Tatsumi is a young man with excellent combat skills who wishes to save his poverty-stricken hometown, so he seeks his fortune by joining the Capitol military force. Originally accompanied by his two childhood friends, Tatsumi finds himself separated from the group and his naiveté makes him an easy target for thieves in the big city. When a wealthy family offers him a place to stay, Tatsumi is determined to reward their kindness by protecting them from a notorious assassin squad known as Night Raid. But Tatsumi does not yet realize that Night Raid’s motivations for murder are far nobler than his lodger’s reasons for offering solace.
First printed in a periodical produced by Square Enix, Akame ga Kill! delivers appealing character designs worthy of the Enix catalogue. Tatsumi is a spike-haired protagonist who carries a sword on his back, while the members of Night Raid are mostly female and diversely attractive. These include Leone, a busty girl with a bare midriff whose fighting style transforms her into a cat girl; tall, elegant, and bespectacled Sheele, with a soft gaze and a large pair of ornately decorated scissors; and Mine, a loli-goth whose long, full pigtails cascade down her back.
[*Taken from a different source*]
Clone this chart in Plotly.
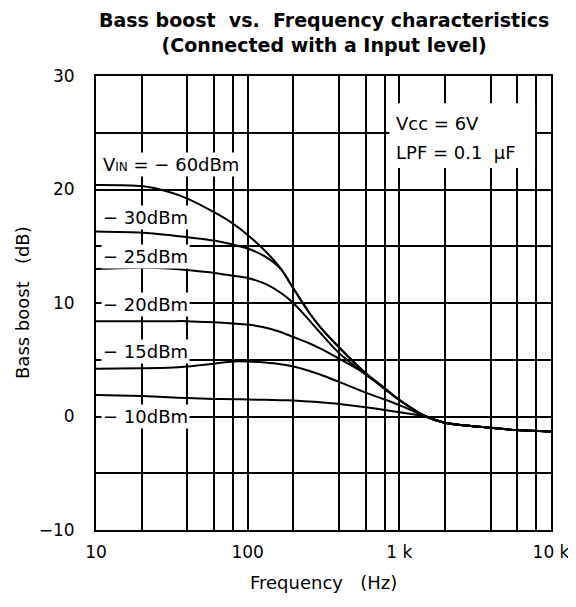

Finally, there is Akame, the mysterious raven-haired killer whose expressionless face betrays no emotion.
Although the players are pretty, the story is standard fare for shounen series aimed at an older crowd. After Night Raid reveals Tatsumi’s generous landlords for who they really are—which is pretty awful—Tatsumi’s combat abilities impress members of the squad and he is invited to join Night Raid. As it turns out, Night Raid’s purpose is to assassinate the corrupt members of the Empire in order to replace its tainted regime with a better government. Tatsumi has never killed before, but aside from the glory of becoming a champion of justice, he is offered funds that will surely help his village.
Most of the story in this volume centers on Tatsumi learning the depths of evil carried out by the heads of government, the aristocracy, and the government underworld. The rest of the story explores his interactions with members of Night Raid, particularly Akame, whose approval he never seems to gain. The writer seems so intent on implying that there is more to Akame than the “expressionless killer with a tragic past” trope that she comes off as a jumble of other played-out character types. For instance, one of Tatsumi’s indiscretions sends him to the kitchen to cook as penance, and lo and behold, Akame is already working in the kitchen, as she is a great cook! In another scene in which the two go fishing, Tatsumi is shocked to see Akame strip down to her skivvies in order to swim, yet she seems unphased by the fact that freely exposing her body is a taboo to her male companion. This also serves as a less-than-covert method of adding fanservice to the storyline.
The story’s freshest moments come from Tatsumi’s interactions with Mine, which are mostly meta; Mine threatens to put Tatsumi into a different manga, usually a school love story, which is riffed on in the omake (extra) pages at the end of the volume. It’s cute and fun, but it’s not enough to make this a standout series debut. While Akame ga Kill! would likely find some readers despite its unremarkable storyline, there is little reason to invest in this series with so many others crowding library shelves.